===== SOURCE MATERIAL
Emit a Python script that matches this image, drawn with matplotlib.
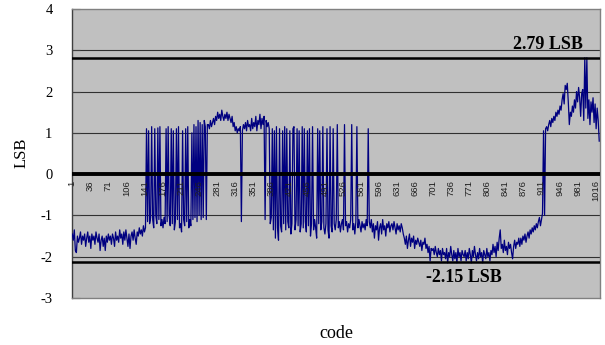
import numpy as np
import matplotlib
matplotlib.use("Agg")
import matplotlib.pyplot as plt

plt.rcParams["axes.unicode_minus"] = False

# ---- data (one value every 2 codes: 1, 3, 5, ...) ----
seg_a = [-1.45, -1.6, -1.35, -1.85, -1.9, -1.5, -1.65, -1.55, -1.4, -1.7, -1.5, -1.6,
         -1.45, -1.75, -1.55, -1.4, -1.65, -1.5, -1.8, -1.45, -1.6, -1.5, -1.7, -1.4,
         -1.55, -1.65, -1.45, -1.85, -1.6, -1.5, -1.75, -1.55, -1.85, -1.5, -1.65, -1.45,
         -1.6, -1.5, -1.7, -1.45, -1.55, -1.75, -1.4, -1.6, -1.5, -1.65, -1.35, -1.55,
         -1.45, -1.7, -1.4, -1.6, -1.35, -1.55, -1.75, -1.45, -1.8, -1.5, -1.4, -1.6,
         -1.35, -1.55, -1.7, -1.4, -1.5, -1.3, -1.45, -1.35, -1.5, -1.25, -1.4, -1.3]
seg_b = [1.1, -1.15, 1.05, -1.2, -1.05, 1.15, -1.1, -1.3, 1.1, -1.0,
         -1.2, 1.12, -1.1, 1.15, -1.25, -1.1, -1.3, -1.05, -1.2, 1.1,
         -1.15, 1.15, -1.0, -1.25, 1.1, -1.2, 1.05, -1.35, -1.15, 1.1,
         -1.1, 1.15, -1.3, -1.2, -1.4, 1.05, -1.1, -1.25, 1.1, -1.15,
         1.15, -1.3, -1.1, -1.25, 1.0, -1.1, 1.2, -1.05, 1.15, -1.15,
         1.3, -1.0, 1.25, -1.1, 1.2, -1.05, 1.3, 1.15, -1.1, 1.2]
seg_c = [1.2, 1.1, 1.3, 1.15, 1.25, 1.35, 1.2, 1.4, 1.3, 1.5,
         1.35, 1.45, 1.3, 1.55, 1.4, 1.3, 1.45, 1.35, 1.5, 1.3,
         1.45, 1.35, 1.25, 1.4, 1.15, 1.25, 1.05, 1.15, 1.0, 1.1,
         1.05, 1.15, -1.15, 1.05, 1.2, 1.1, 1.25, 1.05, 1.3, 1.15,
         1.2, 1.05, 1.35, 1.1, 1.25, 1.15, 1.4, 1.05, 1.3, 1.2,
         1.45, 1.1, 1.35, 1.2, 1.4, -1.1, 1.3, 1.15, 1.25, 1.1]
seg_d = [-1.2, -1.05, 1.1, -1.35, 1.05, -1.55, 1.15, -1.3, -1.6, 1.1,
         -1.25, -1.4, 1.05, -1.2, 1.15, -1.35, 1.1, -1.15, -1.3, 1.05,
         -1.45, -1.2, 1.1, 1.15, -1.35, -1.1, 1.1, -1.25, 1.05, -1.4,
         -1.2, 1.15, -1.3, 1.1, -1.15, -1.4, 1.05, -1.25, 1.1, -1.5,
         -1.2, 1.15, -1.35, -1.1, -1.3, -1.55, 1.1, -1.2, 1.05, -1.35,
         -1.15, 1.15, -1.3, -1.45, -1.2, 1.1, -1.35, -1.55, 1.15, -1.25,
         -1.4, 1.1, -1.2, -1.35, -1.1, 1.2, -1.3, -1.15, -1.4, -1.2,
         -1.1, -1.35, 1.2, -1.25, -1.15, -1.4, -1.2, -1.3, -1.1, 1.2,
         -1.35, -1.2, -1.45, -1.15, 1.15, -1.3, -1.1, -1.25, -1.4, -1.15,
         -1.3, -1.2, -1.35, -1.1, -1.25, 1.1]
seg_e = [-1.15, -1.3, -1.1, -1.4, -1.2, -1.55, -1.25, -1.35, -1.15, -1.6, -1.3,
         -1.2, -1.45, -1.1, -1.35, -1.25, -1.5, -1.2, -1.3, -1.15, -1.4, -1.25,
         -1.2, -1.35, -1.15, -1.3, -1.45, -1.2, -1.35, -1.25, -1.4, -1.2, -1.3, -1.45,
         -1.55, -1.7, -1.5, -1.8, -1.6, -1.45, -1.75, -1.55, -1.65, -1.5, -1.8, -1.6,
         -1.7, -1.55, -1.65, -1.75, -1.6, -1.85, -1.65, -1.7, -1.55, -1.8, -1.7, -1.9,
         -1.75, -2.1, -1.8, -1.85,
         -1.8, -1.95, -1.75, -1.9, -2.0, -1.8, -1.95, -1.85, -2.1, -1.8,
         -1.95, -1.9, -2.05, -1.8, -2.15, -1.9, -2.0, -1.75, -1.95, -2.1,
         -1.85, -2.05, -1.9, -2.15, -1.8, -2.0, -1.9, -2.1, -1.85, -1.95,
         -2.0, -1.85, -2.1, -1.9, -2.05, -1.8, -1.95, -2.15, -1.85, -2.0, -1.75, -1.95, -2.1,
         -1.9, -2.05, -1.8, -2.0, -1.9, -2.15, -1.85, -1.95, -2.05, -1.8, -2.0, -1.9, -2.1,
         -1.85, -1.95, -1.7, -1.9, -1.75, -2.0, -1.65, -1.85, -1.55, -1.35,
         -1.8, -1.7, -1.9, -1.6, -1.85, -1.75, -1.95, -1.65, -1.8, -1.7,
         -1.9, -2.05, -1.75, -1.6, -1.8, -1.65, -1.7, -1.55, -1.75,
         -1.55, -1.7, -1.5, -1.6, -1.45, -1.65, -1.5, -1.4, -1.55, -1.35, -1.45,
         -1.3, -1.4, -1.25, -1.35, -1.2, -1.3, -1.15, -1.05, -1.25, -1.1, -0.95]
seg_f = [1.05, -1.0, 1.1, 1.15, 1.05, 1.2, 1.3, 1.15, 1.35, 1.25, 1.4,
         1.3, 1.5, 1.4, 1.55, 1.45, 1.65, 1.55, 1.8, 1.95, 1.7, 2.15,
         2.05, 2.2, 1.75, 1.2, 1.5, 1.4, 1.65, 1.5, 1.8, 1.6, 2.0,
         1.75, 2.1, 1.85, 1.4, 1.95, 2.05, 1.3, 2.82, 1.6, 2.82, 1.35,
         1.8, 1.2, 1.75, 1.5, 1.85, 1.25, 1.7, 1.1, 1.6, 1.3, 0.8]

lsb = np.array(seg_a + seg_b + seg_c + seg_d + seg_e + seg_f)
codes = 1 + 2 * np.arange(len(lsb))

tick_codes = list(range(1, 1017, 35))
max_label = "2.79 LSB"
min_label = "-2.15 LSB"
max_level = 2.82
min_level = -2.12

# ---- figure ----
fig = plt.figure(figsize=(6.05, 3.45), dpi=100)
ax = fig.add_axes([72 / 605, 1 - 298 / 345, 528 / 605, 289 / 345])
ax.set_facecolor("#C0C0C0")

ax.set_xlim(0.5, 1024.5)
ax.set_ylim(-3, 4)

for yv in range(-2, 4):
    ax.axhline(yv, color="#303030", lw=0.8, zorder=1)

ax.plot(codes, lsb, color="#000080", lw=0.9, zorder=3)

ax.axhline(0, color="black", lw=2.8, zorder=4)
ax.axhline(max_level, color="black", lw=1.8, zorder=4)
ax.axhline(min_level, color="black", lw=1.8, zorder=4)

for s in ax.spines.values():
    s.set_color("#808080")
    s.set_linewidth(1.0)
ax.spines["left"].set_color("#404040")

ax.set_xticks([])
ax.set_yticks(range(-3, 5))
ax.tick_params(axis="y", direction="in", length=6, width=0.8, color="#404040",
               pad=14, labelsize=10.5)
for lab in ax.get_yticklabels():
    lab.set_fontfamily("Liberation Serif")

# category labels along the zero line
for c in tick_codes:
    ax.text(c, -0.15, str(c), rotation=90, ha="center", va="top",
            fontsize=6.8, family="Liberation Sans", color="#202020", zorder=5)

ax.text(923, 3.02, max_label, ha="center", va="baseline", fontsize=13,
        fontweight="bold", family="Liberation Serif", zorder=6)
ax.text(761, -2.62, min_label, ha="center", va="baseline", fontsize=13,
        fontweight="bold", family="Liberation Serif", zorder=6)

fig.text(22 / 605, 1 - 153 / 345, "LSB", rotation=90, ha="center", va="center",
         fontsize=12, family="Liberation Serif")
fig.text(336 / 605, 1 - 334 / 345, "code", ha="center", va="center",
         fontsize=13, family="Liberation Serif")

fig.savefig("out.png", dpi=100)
==========
(PROBLEM DESCRIPTION) Each line above that holds the string "matplotlib" should be copied and shown.

(COMPLETE OUTPUT)
Emit a Python script that matches this image, drawn with matplotlib.
import matplotlib
matplotlib.use("Agg")
import matplotlib.pyplot as plt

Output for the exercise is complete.